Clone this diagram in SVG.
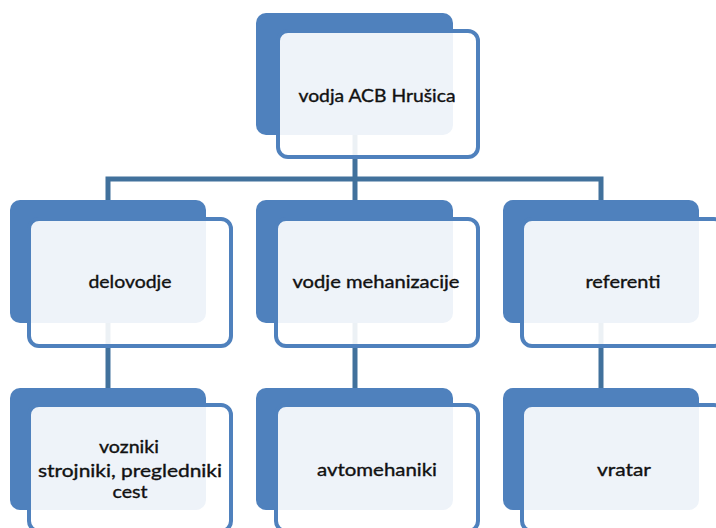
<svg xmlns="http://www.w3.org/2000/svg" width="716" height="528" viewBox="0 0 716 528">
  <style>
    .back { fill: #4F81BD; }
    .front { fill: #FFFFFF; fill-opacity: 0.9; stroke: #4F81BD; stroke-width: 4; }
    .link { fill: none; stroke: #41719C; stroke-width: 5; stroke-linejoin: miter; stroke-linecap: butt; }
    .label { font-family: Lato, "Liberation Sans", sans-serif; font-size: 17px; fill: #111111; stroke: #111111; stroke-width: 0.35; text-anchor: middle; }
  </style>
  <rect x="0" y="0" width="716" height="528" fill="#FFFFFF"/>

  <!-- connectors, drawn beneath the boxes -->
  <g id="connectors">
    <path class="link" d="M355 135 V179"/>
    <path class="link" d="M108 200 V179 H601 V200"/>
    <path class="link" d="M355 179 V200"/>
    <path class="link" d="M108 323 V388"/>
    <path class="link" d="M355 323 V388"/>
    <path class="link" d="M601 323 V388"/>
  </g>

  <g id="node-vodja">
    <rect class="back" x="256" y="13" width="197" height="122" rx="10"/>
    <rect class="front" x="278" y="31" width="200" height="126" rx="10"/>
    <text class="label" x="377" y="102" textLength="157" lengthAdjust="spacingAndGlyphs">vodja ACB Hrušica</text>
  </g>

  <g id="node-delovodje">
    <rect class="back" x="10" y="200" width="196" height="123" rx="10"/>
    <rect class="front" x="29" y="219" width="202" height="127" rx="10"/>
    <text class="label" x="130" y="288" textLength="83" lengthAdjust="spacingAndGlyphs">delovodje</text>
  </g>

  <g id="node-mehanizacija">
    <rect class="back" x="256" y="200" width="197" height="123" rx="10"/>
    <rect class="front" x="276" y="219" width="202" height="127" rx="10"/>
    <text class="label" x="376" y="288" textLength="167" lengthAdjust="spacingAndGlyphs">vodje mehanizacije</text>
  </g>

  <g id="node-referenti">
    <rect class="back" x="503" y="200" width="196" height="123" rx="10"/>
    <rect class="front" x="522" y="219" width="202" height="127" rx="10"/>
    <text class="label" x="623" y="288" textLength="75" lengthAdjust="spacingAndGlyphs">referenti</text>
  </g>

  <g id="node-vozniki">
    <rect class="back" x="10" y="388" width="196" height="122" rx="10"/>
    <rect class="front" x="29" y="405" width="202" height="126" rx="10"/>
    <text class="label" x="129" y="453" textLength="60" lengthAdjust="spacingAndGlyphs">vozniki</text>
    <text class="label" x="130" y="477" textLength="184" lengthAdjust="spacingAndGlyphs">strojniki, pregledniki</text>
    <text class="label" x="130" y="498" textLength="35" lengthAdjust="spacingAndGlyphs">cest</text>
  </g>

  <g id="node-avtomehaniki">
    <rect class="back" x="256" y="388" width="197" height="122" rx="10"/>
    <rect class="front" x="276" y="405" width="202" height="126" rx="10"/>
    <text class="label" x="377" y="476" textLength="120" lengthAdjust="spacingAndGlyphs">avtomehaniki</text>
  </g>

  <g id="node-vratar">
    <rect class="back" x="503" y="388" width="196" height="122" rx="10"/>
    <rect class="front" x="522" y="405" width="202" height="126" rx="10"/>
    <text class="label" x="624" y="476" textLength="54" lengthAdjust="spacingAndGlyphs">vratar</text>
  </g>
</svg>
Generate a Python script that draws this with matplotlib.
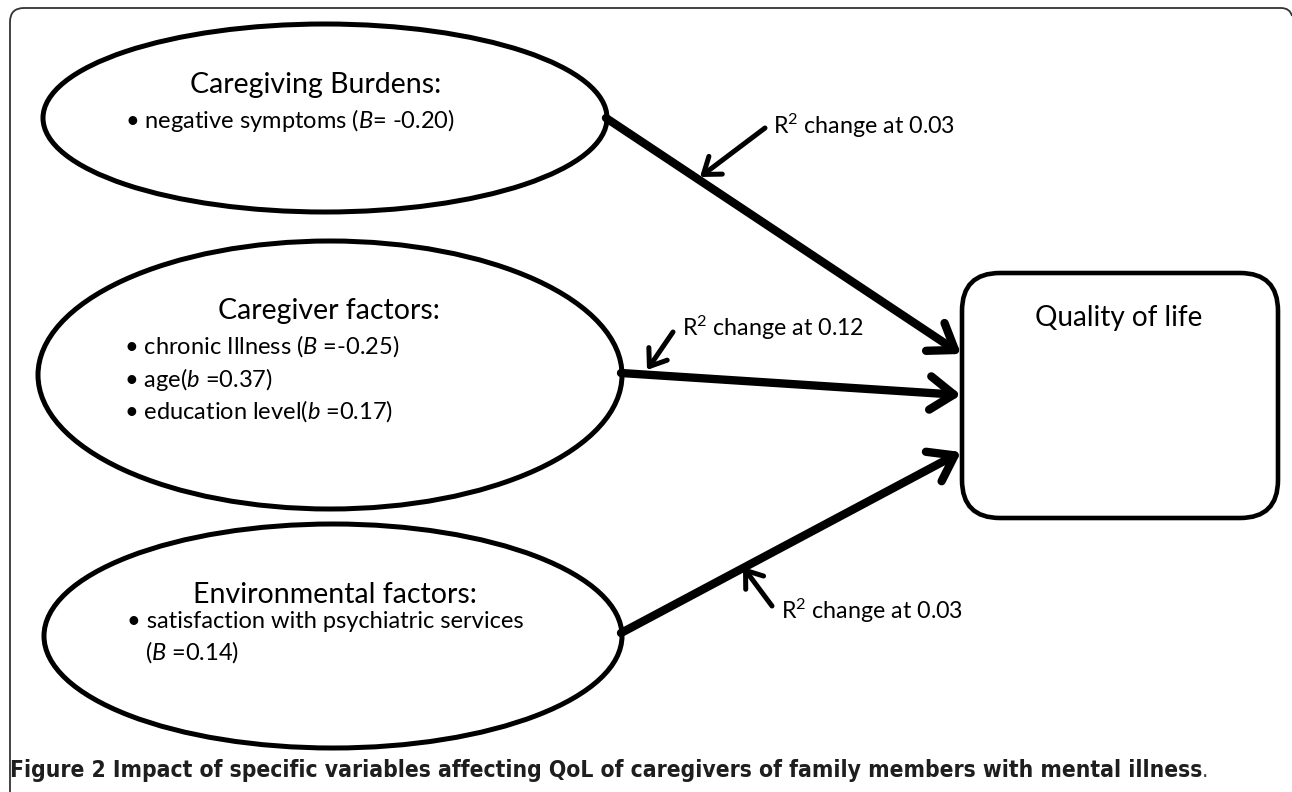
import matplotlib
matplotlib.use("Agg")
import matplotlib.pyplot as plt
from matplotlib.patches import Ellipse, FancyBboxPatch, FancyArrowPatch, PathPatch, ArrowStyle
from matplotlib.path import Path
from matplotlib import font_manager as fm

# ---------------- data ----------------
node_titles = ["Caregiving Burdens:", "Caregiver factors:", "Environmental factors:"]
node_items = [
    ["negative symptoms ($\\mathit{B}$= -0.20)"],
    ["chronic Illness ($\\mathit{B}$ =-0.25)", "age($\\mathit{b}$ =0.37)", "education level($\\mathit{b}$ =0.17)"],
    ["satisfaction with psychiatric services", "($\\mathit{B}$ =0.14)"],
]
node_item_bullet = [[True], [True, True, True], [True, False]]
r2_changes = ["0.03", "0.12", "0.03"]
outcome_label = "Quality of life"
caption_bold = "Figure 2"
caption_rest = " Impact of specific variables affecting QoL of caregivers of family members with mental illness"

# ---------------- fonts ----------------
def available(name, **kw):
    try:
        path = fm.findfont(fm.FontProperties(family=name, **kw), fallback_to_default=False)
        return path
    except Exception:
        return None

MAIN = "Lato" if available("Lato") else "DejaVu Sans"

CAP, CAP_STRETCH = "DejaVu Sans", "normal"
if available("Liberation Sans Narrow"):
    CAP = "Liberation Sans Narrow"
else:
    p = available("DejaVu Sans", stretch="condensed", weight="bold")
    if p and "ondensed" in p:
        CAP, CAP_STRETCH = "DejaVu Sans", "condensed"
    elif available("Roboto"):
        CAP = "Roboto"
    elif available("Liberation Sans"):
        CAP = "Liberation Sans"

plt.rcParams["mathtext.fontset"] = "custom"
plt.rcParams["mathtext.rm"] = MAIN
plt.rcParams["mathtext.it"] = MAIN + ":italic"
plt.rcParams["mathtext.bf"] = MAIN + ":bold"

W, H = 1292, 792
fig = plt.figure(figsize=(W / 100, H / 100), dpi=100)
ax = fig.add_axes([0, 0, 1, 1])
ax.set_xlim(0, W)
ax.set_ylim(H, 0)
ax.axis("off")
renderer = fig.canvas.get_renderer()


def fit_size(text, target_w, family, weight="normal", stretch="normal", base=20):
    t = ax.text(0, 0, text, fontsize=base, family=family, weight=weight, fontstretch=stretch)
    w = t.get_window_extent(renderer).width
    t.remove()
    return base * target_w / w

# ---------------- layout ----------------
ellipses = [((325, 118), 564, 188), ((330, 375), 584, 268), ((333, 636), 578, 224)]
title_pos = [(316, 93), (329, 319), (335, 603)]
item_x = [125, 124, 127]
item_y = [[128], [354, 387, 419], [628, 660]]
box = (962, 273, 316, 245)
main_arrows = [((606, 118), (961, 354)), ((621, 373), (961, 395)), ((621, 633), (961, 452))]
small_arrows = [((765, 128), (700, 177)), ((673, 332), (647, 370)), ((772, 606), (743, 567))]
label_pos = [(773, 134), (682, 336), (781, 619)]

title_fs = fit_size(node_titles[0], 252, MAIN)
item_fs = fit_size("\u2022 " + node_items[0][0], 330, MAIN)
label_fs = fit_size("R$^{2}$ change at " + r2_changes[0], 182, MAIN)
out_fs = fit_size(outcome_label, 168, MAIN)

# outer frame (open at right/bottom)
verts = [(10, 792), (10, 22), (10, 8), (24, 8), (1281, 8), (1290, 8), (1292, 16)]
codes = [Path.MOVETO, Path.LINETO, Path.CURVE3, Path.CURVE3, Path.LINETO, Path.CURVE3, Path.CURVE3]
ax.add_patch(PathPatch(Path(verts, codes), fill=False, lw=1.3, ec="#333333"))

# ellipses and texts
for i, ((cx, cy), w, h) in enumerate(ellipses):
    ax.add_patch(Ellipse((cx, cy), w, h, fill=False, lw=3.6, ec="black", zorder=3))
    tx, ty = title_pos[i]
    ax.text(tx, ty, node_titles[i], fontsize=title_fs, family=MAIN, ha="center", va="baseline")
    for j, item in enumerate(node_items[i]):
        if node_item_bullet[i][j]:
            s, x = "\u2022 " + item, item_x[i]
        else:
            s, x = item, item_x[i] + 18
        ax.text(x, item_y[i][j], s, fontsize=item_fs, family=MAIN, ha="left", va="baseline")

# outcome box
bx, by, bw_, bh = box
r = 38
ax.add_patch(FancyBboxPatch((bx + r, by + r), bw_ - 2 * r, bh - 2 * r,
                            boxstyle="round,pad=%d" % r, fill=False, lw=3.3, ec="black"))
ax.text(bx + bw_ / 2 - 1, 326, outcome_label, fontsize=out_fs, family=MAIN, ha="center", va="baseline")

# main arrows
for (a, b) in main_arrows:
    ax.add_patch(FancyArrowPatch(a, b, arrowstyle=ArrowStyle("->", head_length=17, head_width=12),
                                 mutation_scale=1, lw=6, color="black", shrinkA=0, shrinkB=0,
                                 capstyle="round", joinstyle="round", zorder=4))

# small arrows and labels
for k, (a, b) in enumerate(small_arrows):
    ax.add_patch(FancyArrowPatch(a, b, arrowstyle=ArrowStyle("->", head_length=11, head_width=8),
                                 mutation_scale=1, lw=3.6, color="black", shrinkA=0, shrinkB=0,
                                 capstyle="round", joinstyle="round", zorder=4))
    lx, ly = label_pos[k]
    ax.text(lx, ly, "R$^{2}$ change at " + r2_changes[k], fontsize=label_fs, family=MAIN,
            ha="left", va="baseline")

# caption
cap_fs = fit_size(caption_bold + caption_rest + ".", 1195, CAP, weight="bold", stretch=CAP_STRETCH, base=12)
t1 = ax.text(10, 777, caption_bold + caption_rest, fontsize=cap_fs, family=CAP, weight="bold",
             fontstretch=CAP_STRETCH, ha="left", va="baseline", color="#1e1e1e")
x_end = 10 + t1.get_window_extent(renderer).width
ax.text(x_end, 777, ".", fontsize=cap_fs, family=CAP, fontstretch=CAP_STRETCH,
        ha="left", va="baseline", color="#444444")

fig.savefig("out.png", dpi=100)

#####

● EXERCISE BRIEF: Retype only the lines above from the one with "Generate a Python" through the one with "from matplotlib import font_manager as fm", exactly and with both ends. Images stay out.

● REPLY:
Generate a Python script that draws this with matplotlib.
import matplotlib
matplotlib.use("Agg")
import matplotlib.pyplot as plt
from matplotlib.patches import Ellipse, FancyBboxPatch, FancyArrowPatch, PathPatch, ArrowStyle
from matplotlib.path import Path
from matplotlib import font_manager as fm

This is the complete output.